Although his team has little to do with the actual delivery of the Games, Jamie was quick to reassure us that they have plenty to be working on – they are currently doing work around six Olympic Games: 2014 Winter Olympics in Russia, the 2016 Summer Olympics in Brazil, the 2018 Winter Olympics in South Korea and two Youth Olympic Games.

The official languages of the IoC are French and English, so much of Jamie’s team’s work involves ensuring that all official documents are available in both languages. It was interesting to hear that when Jamie arrived at the IoC French was the more used of the two languages. Now, the number of speakers of English as their native, or first foreign language has greatly increased and a larger proportion of Jamie’s work involves proof-reading and revising texts written in English (often by non-native speakers), rather than translating into English from French or another language.

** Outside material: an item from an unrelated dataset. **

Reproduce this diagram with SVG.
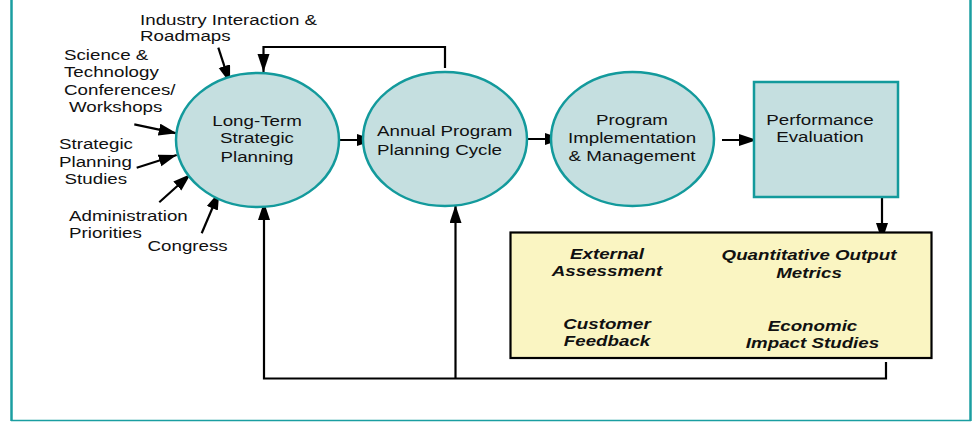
<svg xmlns="http://www.w3.org/2000/svg" width="974" height="422" viewBox="0 0 974 422">
<style>
.t{font-family:"Liberation Sans",Arial,sans-serif;font-size:15px;fill:#111}
.b{font-family:"Liberation Sans",Arial,sans-serif;font-size:15px;font-weight:bold;font-style:italic;fill:#111}
.node{fill:#C5DFE0;stroke:#139A9C;stroke-width:2.5}
.c{fill:none;stroke:#000;stroke-width:2.2}
.frame{stroke:#1A9EA1;fill:none}
</style>
<defs>
<marker id="ah" markerUnits="userSpaceOnUse" markerWidth="20" markerHeight="14" refX="18" refY="6" orient="auto">
<path d="M0,0 L18,6 L0,12 Z" fill="#000"/>
</marker>
</defs>
<rect width="974" height="422" fill="#fff"/>
<g id="frame">
<line class="frame" x1="11.5" y1="0" x2="11.5" y2="421" stroke-width="2.5"/>
<line class="frame" x1="970.5" y1="0" x2="970.5" y2="421" stroke-width="2.5"/>
<line class="frame" x1="11" y1="420.5" x2="971" y2="420.5" stroke-width="1.5"/>
</g>
<g id="inputs">
<g id="industry"><text class="t" transform="translate(140,0) scale(1.25,1)"><tspan x="0" y="25">Industry Interaction &amp;</tspan><tspan x="0" y="41">Roadmaps</tspan></text></g>
<g id="science"><text class="t" transform="translate(64,0) scale(1.25,1)"><tspan x="0" y="60">Science &amp;</tspan><tspan x="0" y="77.5">Technology</tspan><tspan x="0" y="95">Conferences/</tspan><tspan x="4" y="112.5">Workshops</tspan></text></g>
<g id="strategic"><text class="t" transform="translate(59,0) scale(1.25,1)"><tspan x="0" y="149.5">Strategic</tspan><tspan x="0" y="167">Planning</tspan><tspan x="4.5" y="184.5">Studies</tspan></text></g>
<g id="admin"><text class="t" transform="translate(69,0) scale(1.25,1)"><tspan x="0" y="221.5">Administration</tspan><tspan x="0" y="238.5">Priorities</tspan></text></g>
<g id="congress"><text class="t" transform="translate(147.5,0) scale(1.25,1)"><tspan x="0" y="251.5">Congress</tspan></text></g>
</g>
<g id="connectors">
<line class="c" x1="218.3" y1="47.7" x2="230" y2="83.3" marker-end="url(#ah)"/>
<line class="c" x1="134.3" y1="124.3" x2="176.7" y2="133.3" marker-end="url(#ah)"/>
<line class="c" x1="136.7" y1="167.7" x2="176.7" y2="155" marker-end="url(#ah)"/>
<line class="c" x1="159.3" y1="202.3" x2="190.7" y2="174" marker-end="url(#ah)"/>
<line class="c" x1="201.7" y1="233.3" x2="219.3" y2="191.7" marker-end="url(#ah)"/>
<line class="c" x1="340" y1="140" x2="375" y2="140" marker-end="url(#ah)"/>
<line class="c" x1="528" y1="139" x2="563" y2="139" marker-end="url(#ah)"/>
<line class="c" x1="722" y1="140" x2="757" y2="140" marker-end="url(#ah)"/>
<polyline class="c" points="445,68 445,47 263.5,47 263.5,72" marker-end="url(#ah)"/>
<line class="c" x1="882" y1="197" x2="882" y2="241" marker-end="url(#ah)"/>
<polyline class="c" points="886,362 886,378.5 264,378.5 264,202" marker-end="url(#ah)"/>
<line class="c" x1="455.5" y1="378.5" x2="455.5" y2="205" marker-end="url(#ah)"/>
</g>
<g id="long-term">
<ellipse class="node" cx="257.5" cy="140" rx="81.5" ry="67"/>
<text class="t" text-anchor="middle" transform="translate(257,0) scale(1.25,1)"><tspan x="0" y="126.5">Long-Term</tspan><tspan x="0" y="143.5">Strategic</tspan><tspan x="0" y="162">Planning</tspan></text>
</g>
<g id="annual">
<ellipse class="node" cx="445" cy="139" rx="82" ry="67"/>
<text class="t" transform="translate(377,0) scale(1.25,1)"><tspan x="0" y="136.5">Annual Program</tspan><tspan x="0" y="155">Planning Cycle</tspan></text>
</g>
<g id="implementation">
<ellipse class="node" cx="632.5" cy="139" rx="81.5" ry="67"/>
<text class="t" text-anchor="middle" transform="translate(632,0) scale(1.25,1)"><tspan x="0" y="125.5">Program</tspan><tspan x="0" y="143.5">Implementation</tspan><tspan x="0" y="161.5">&amp; Management</tspan></text>
</g>
<g id="performance">
<rect class="node" x="754" y="82" width="144" height="115"/>
<text class="t" text-anchor="middle" transform="translate(820,0) scale(1.25,1)"><tspan x="0" y="125.5">Performance</tspan><tspan x="0" y="142.5">Evaluation</tspan></text>
</g>
<g id="assessment">
<rect x="510.5" y="232.5" width="421" height="125.5" fill="#FAF5C2" stroke="#000" stroke-width="2.2"/>
<text class="b" text-anchor="middle" transform="translate(607,0) scale(1.25,1)"><tspan x="0" y="259.5">External</tspan><tspan x="0" y="276">Assessment</tspan><tspan x="0" y="329.5">Customer</tspan><tspan x="0" y="346.5">Feedback</tspan></text>
<text class="b" text-anchor="middle" transform="translate(809,0) scale(1.25,1)"><tspan x="0" y="260.5">Quantitative Output</tspan><tspan x="0" y="278">Metrics</tspan></text>
<text class="b" text-anchor="middle" transform="translate(812.5,0) scale(1.25,1)"><tspan x="0" y="331.5">Economic</tspan><tspan x="0" y="348.5">Impact Studies</tspan></text>
</g>
</svg>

Jamie gave some interesting examples that demonstrate the vast variety within the types of documents that he works on. One day it might be a speech that the president of the IoC will deliver to a UN Committee, and the next minutes of a meeting about the maximum permitted size of manufacturers’ logos on swimwear!

Having come across a lot of ‘howlers’ over the years, Jamie and his team have created a style-guide, which aims to simplify writing in English for their colleagues.  Having corrected dates from 1rd January and 3th April, umpteen times, they decided to officially move to a number-month convention (i.e. 3 April).

During the questions and answers one attendee was concerned about the use of volunteer translators and interpreters at the Games. Jamie reassured us that the individual Games organising committees do invest a significant amount in professional translation/interpretation services, but that volunteers are on hand to assist with matters such as showing guests to the correct seats and giving directions to and within the venues. It is a way of allowing people to become involved in the Games – as with the volunteers who are performing in the opening and closing ceremonies and carrying out various other tasks at the Games.

Many of the questions inevitably focussed on qualifications, experience and tips for getting a job in translation. Unfortunately for all of us, the lure of skiing in the Swiss Alps and summers by Lake Geneva means that turnover at the IoC is not high and there may not be any openings there for a while!